CULTURE 'Iron Road' shows untold story in Chinese-Canadian history

CULTURE

'Iron Road' shows untold story in Chinese-Canadian history

Xinhua

16:28, April 18, 2019

(Photo/mtime.com)

TORONTO, April 17 (Xinhua) -- A movie named "Iron Road", which dramatizes a chapter in Chinese-Canadian history, will be screened at the cinema of Xinflix Media Inc. in Toronto Wednesday evening.

"Iron Road" is one of the movies to be screened during the National Canadian Film Day, which kicked off Wednesday.

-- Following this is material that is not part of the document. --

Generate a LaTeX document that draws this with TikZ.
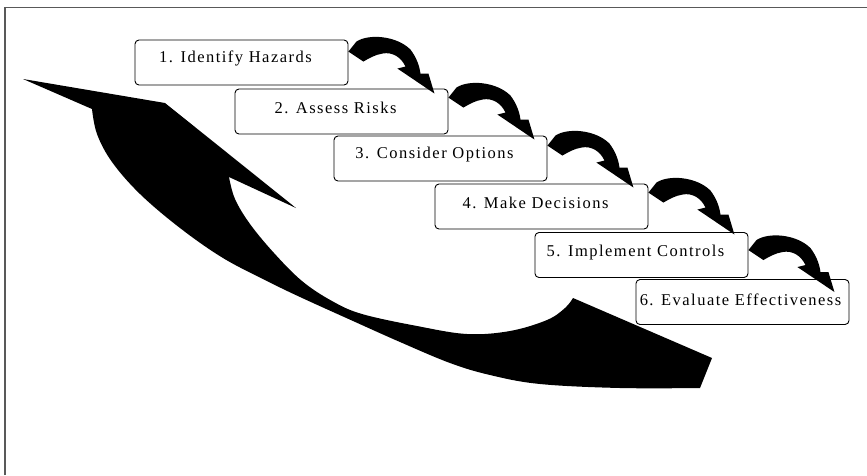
\documentclass[tikz,border=0pt]{standalone}
\usepackage{fontspec}
\setmainfont{Liberation Serif}
\usetikzlibrary{calc}
\tikzset{
  stepbox/.style={draw=black, line width=0.9pt, rounded corners=4pt, minimum width=213pt, minimum height=45pt, inner sep=0pt, fill=white},
  steptext/.style={font=\fontsize{16.5}{19}\selectfont\addfontfeature{LetterSpace=9}, inner sep=0pt, anchor=center},
  curvearrow/.style={fill=black},
  frameline/.style={draw=black!65, line width=1.5pt},
  bigarrow/.style={fill=black}
}
\newcommand{\stepArrowShape}{%
  (0,0) -- (8,-10) .. controls (20,-18) and (48,-16) .. (62,-2)
  .. controls (68,6) and (71,14) .. (72,22) -- (80,22) -- (86,42) -- (49,17) -- (57,15)
  .. controls (53,6) and (44,0) .. (34,2) .. controls (27,3) and (20,7) .. (15,10) -- cycle}
\begin{document}
\begin{tikzpicture}[x=1pt,y=-1pt]
\useasboundingbox (0,0) rectangle (867,475);
% frame
\coordinate (fbl) at (5,475);
\coordinate (ftl) at (5,7.5);
\coordinate (ftr) at (867,7.5);
\draw[frameline] (fbl) -- (ftl) -- (ftr);
% big return arrow
\fill[bigarrow] (23,79) -- (165,103) -- (296,208) -- (229,177)
  -- plot[smooth, tension=0.6] coordinates {(229,177) (235,199) (250,224) (274,253) (302,281) (332,301) (362,314) (417,326) (467,334) (510,331) (547,320) (565,308) (573,298)}
  -- (712,358) -- (700,388)
  -- plot[smooth, tension=0.6] coordinates {(700,388) (620,388) (540,384) (490,375) (450,363) (400,342) (353,321) (300,297) (267,281) (223,258) (180,228) (140,194) (112,162) (97,134) (92,109)}
  -- cycle;
% boxes
\node[stepbox] (b1) at (241.5,62.5) {};
\node[stepbox] (b2) at (341.5,111.5) {};
\node[stepbox] (b3) at (440.5,158.5) {};
\node[stepbox] (b4) at (541.5,206.5) {};
\node[stepbox] (b5) at (641.5,255) {};
\node[stepbox] (b6) at (742.5,302) {};
% texts
\node[steptext] (t1) at ([xshift=-6pt,yshift=4pt]b1.center) {1. Identify Hazards};
\node[steptext] (t2) at ([xshift=-6pt,yshift=4pt]b2.center) {2. Assess Risks};
\node[steptext] (t3) at ([xshift=-6pt,yshift=4pt]b3.center) {3. Consider Options};
\node[steptext] (t4) at ([xshift=-6pt,yshift=4pt]b4.center) {4. Make Decisions};
\node[steptext] (t5) at ([xshift=-6pt,yshift=2pt]b5.center) {5. Implement Controls};
\node[steptext] (t6) at ([xshift=-2pt,yshift=2pt]b6.center) {6. Evaluate Effectiveness};
% curved arrows between steps
\begin{scope}[shift={($(b1.north east)+(0,12)$)}]
  \fill[curvearrow] \stepArrowShape;
\end{scope}
\begin{scope}[shift={($(b2.north east)+(0,9)$)}]
  \fill[curvearrow] \stepArrowShape;
\end{scope}
\begin{scope}[shift={($(b3.north east)+(0,10)$)}]
  \fill[curvearrow] \stepArrowShape;
\end{scope}
\begin{scope}[shift={($(b4.north east)+(0,9)$)}]
  \fill[curvearrow] \stepArrowShape;
\end{scope}
\begin{scope}[shift={($(b5.north east)+(0,18)$)}]
  \fill[curvearrow] \stepArrowShape;
\end{scope}
\end{tikzpicture}
\end{document}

It is based on the story that one woman traveled among 265 migrants to Canada's British Columbia in the 1860s, a time when Chinese women were not allowed in Canada.

"Iron Road" is a China-Canada movie written by Barry Pearson and Raymond Storey, and directed by David Wu, starring Sun Li, Luke Macfarlane, Peter O'Toole, Sam Neill, and Charlotte Sullivan.

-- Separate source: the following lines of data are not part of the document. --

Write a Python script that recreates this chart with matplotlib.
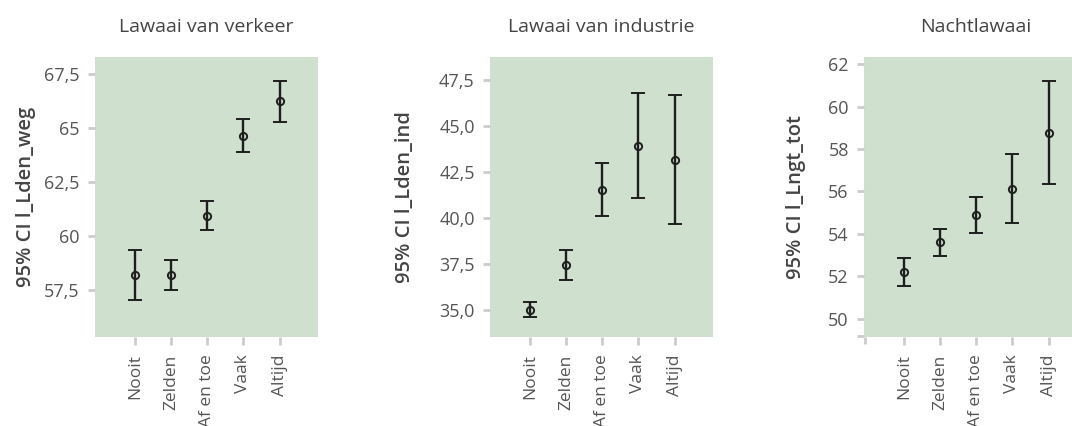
import matplotlib
matplotlib.use("Agg")
import matplotlib.pyplot as plt
from matplotlib.ticker import FuncFormatter

categories = ["Nooit", "Zelden", "Af en toe", "Vaak", "Altijd"]

# Means and 95% confidence bounds per noise source
verkeer_mean = [58.19, 58.19, 60.96, 64.63, 66.28]
verkeer_low = [57.04, 57.50, 60.28, 63.89, 65.32]
verkeer_high = [59.38, 58.90, 61.62, 65.43, 67.22]

industrie_mean = [35.00, 37.42, 41.53, 43.92, 43.17]
industrie_low = [34.60, 36.64, 40.08, 41.06, 39.69]
industrie_high = [35.40, 38.24, 43.02, 46.79, 46.68]

nacht_mean = [52.20, 53.62, 54.90, 56.13, 58.77]
nacht_low = [51.56, 52.96, 54.02, 54.49, 56.35]
nacht_high = [52.85, 54.25, 55.76, 57.75, 61.21]

titles = ["Lawaai van verkeer", "Lawaai van industrie", "Nachtlawaai"]
ylabels = ["95% CI l_Lden_weg", "95% CI l_Lden_ind", "95% CI l_Lngt_tot"]
yticks_list = [[57.5, 60, 62.5, 65, 67.5],
               [35.0, 37.5, 40.0, 42.5, 45.0, 47.5],
               [50, 52, 54, 56, 58, 60, 62]]
ylims = [(55.34, 68.31), (33.51, 48.77), (49.13, 62.35)]

plt.rcParams["font.family"] = ["Open Sans", "DejaVu Sans"]

BG = "#cfe0ce"
TICK_C = "#cccccc"
LABEL_C = "#555555"
TEXT_C = "#444444"
MARK_C = "#1e1e1e"

W, H = 1072, 426
fig = plt.figure(figsize=(W / 100, H / 100), dpi=100)

lefts = [95, 490, 864]
labelpads = [6, 17, 16]
axw, top, bottom = 223, 57, 337


def fmt_verkeer(v, pos):
    s = f"{v:.1f}"
    if s.endswith(".0"):
        s = s[:-2]
    return s.replace(".", ",")


def fmt_industrie(v, pos):
    return f"{v:.1f}".replace(".", ",")


def fmt_nacht(v, pos):
    return f"{v:.0f}"


formatters = [fmt_verkeer, fmt_industrie, fmt_nacht]
series = [(verkeer_mean, verkeer_low, verkeer_high),
          (industrie_mean, industrie_low, industrie_high),
          (nacht_mean, nacht_low, nacht_high)]

for i, (mean, low, high) in enumerate(series):
    ax = fig.add_axes([lefts[i] / W, 1 - bottom / H, axw / W, (bottom - top) / H])
    ax.set_facecolor(BG)
    for s in ax.spines.values():
        s.set_visible(False)
    x = list(range(len(categories)))
    yerr = [[m - l for m, l in zip(mean, low)], [h - m for m, h in zip(mean, high)]]
    ax.errorbar(x, mean, yerr=yerr, fmt="o", color=MARK_C, ecolor=MARK_C,
                elinewidth=1.7, capsize=5.2, capthick=2.3,
                markersize=5.2, markerfacecolor="none", markeredgewidth=1.4)
    ax.set_xlim(-1.1, 5.06)
    ax.set_ylim(*ylims[i])
    ax.set_xticks(x)
    ax.set_xticklabels(categories, rotation=90, fontsize=12.5, color=LABEL_C)
    ax.set_yticks(yticks_list[i])
    ax.yaxis.set_major_formatter(FuncFormatter(formatters[i]))
    ax.tick_params(axis="y", labelsize=13, labelcolor=LABEL_C, color=TICK_C,
                   length=5, width=2, pad=6)
    ax.tick_params(axis="x", color=TICK_C, length=5.5, width=2, pad=7)
    if i == 2:
        ax.set_xticks([-1.07], minor=True)
        ax.set_yticks([49.2], minor=True)
        ax.tick_params(which="minor", color=TICK_C, length=5, width=2)
    ax.set_title(titles[i], fontsize=14, color=TEXT_C, pad=18)
    ax.set_ylabel(ylabels[i], fontsize=14.5, color=TEXT_C, fontweight="semibold",
                  labelpad=labelpads[i])

fig.savefig("out.png", dpi=100)
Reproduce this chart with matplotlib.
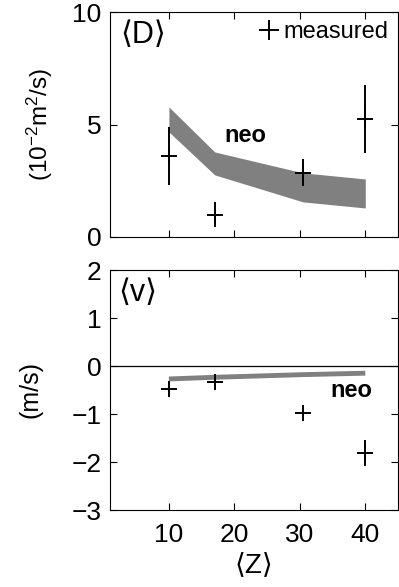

It depicts a love story between a Chinese girl named Little Tiger and a Canadian boy James. Little Tiger, disguised as a boy, goes in search of her long-lost railroad worker father in British Columbia in western Canada. James' father runs a company that builds the railroad.

It also chronicles the untold story of Chinese workers who traveled to Canada by the thousands to do the back-breaking work of blasting through the mountains to build the Canadian Pacific Railway in the 1880s.

The film's principal photography was shot in Hengdian World Studios in China and in British Columbia, Canada. The Canadian filming locations were selected in the Kamloops area of the Thompson-Nicola Regional District and Kelowna.

Authentic wood trestle bridges built by the Canadian Pacific Railway during the Gold Rush of the early 1900s were used for film locations.

A wood-fired, steam-driven locomotive was brought in, and a section of actual railway was used, which was discontinued from service during the shoot.

The background performers cast as immigrant laborers in the Canadian shoot were mostly Asians from Vancouver, Canada.